Il complesso archeologico Quartiere Artigianale, detto de "Le Fornaci Romane", è situato su un forte pendio alla periferia di quello che doveva essere il nucleo abitato della antica Eburum, ai piedi del Montedoro, ed ai bordi di un lastricato, che gli storici ritengono possa essere la vecchia Via Popilia (la strada che collegava Capua a Reghium). Il sito fu riportato alla luce grazie agli scavi effettuati dall’archeologo francese Jan Maurin nella metà degli anni '70 del secolo scorso, su iniziativa della Sovrintendenza alle Belle Arti di Salerno, scavi che si resero necessari a seguito del ritrovamento di reperti archeologici rinvenuti nel giardino della chiesetta del XVIII sec. dei SS. Cosma e Damiano e che dà il nome all'intero sito.
Nel complesso archeologico sono visibili e visitabili i resti di un Quartiere Artigianale composto da tre fornaci, due delle quali pertinenti alla stessa officina. Delle tre fornaci che costituiscono il complesso archeologico, la prima, più piccola per dimensioni, è perfettamente conservata e presenta tutte le caratteristiche della fornace tipo. Di forma rettangolare misura m 1,50 x 1,30, il piano forato presenta 26 fori e poggia su pilastrini d’argilla, ha il pavimento in argilla battuta, l’ingresso della camera di combustione, anch'esso integro è ogivale. La seconda di forma quadrangolare, misura m. 3,20 x 2,00 ed ha la camera di combustione divisa in due da un pilastro centrale.

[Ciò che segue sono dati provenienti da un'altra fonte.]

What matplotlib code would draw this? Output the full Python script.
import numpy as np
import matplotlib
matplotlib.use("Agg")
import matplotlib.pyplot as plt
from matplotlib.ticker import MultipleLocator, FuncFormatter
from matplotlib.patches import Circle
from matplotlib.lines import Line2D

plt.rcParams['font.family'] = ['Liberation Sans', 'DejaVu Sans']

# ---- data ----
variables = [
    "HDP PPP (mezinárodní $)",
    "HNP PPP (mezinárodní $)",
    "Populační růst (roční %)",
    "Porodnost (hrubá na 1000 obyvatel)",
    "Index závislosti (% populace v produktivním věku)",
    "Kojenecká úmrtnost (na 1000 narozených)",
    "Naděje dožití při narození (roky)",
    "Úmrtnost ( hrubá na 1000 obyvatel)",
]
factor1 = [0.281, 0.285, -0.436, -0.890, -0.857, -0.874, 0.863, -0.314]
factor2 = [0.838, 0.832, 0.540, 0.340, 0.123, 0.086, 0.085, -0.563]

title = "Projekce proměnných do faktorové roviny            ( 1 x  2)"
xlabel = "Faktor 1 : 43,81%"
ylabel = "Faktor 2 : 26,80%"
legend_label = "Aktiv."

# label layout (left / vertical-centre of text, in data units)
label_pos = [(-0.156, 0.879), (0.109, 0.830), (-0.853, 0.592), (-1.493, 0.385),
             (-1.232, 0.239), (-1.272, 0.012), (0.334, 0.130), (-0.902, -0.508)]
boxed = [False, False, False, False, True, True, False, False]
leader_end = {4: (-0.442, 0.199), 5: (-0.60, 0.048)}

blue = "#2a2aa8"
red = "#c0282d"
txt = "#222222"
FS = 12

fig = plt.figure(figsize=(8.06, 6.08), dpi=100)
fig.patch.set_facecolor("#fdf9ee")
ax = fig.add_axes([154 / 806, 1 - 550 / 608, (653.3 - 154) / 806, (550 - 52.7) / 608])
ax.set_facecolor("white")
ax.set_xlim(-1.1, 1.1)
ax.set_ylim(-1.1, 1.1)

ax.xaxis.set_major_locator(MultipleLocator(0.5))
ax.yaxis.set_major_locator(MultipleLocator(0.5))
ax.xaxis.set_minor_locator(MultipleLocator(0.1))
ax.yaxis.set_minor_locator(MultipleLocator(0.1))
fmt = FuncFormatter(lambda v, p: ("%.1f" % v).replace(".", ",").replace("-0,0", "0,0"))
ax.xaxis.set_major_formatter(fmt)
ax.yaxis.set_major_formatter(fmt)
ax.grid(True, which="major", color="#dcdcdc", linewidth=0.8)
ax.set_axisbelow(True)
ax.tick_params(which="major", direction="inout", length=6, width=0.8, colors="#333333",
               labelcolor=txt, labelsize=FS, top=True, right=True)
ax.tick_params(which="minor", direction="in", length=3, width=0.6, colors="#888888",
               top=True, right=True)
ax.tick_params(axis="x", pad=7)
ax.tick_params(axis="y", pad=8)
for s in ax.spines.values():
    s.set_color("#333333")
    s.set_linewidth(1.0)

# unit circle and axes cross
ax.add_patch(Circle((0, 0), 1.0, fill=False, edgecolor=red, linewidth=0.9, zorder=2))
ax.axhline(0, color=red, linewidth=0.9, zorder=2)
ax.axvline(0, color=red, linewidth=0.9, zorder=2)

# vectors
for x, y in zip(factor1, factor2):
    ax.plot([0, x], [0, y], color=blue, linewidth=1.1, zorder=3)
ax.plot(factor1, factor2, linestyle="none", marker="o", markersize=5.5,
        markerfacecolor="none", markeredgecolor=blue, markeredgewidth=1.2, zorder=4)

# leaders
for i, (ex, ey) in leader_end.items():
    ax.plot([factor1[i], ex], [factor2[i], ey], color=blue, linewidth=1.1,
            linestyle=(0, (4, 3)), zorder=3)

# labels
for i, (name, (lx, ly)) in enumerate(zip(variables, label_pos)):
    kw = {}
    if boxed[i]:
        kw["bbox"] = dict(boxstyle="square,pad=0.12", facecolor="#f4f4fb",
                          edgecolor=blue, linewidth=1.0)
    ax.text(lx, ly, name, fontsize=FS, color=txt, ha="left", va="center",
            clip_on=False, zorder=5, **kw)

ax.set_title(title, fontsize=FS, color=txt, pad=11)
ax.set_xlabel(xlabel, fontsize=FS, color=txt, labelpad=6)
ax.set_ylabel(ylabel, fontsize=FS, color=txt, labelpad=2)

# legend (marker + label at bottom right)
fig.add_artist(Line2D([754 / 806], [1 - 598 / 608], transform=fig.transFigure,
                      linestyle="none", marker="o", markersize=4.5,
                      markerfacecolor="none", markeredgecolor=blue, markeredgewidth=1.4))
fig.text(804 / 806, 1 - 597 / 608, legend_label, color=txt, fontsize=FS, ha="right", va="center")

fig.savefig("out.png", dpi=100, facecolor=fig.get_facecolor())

L’ingresso della camera è realizzata in mattoni irregolari, con la volta (distrutta e non più visibile) sorretta da due piastrini. La terza, meno conservata delle altre, aveva una forma allungata, con un grande corridoio m. 6 x 1,50. La camera di combustione aveva probabilmente due entrate simmetriche. Questa struttura era anche dotata di un’intercapedine per la circolazione dell’aria calda. Lo studio eseguito sui reperti rinvenuti all’interno dell’area, fanno risalire l’impianto iniziale delle strutture tra la fine del IV ed il III sec. a.C.
Due delle fornaci erano impiegate per la cottura di statuette e terrecotte architettoniche, la terza per la cottura di tegole e mattoni; a queste strutture, si aggiunse nel corso del II sec. a.C. l’officina di un fonditore di metalli, testimoniata dal ritrovamento di piccoli attrezzi da lavoro in ferro. La pendenza del terreno lascia presupporre che il muro di fondo originario di questa officina, servisse anche da terrazzamento al terreno sovrastante. Nell’intercapedine del rafforzamento di questa parete, durante gli scavi furono rinvenute dodici monete romane repubblicane della serie della prora, databili tra la fine del III e la prima metà del II sec. a.C. L'officina è costituita da due edifici affiancati, entrambi suddivisi in due ambienti da un muro trasversale attraversato da una canaletta di scolo, che venne trovata carica di residui di combustione in particolare ferro e piombo. Alla parete di fondo erano addossate due grosse dolie. Tra la tarda età repubblicana e l’età imperiale il quartiere artigianale viene assorbito nell’espansione dell’abitato e sistemato con opere di terrazzamento e sostegno, affiancato da strutture abitative e servito da una strada lastricata e da un sistema di fognature. L’impianto non era più in uso e in parte crollato già nel IV sec. d. C., dopo l’abbandono prodottosi in epoca tardo-imperiale, la zona viene nuovamente frequentata, modificando chiaramente la sua destinazione d’uso, solamente nel XIII secolo, a quest’ultima fase è ascrivibile una gran quantità di ceramica invetriata, con decorazione varia.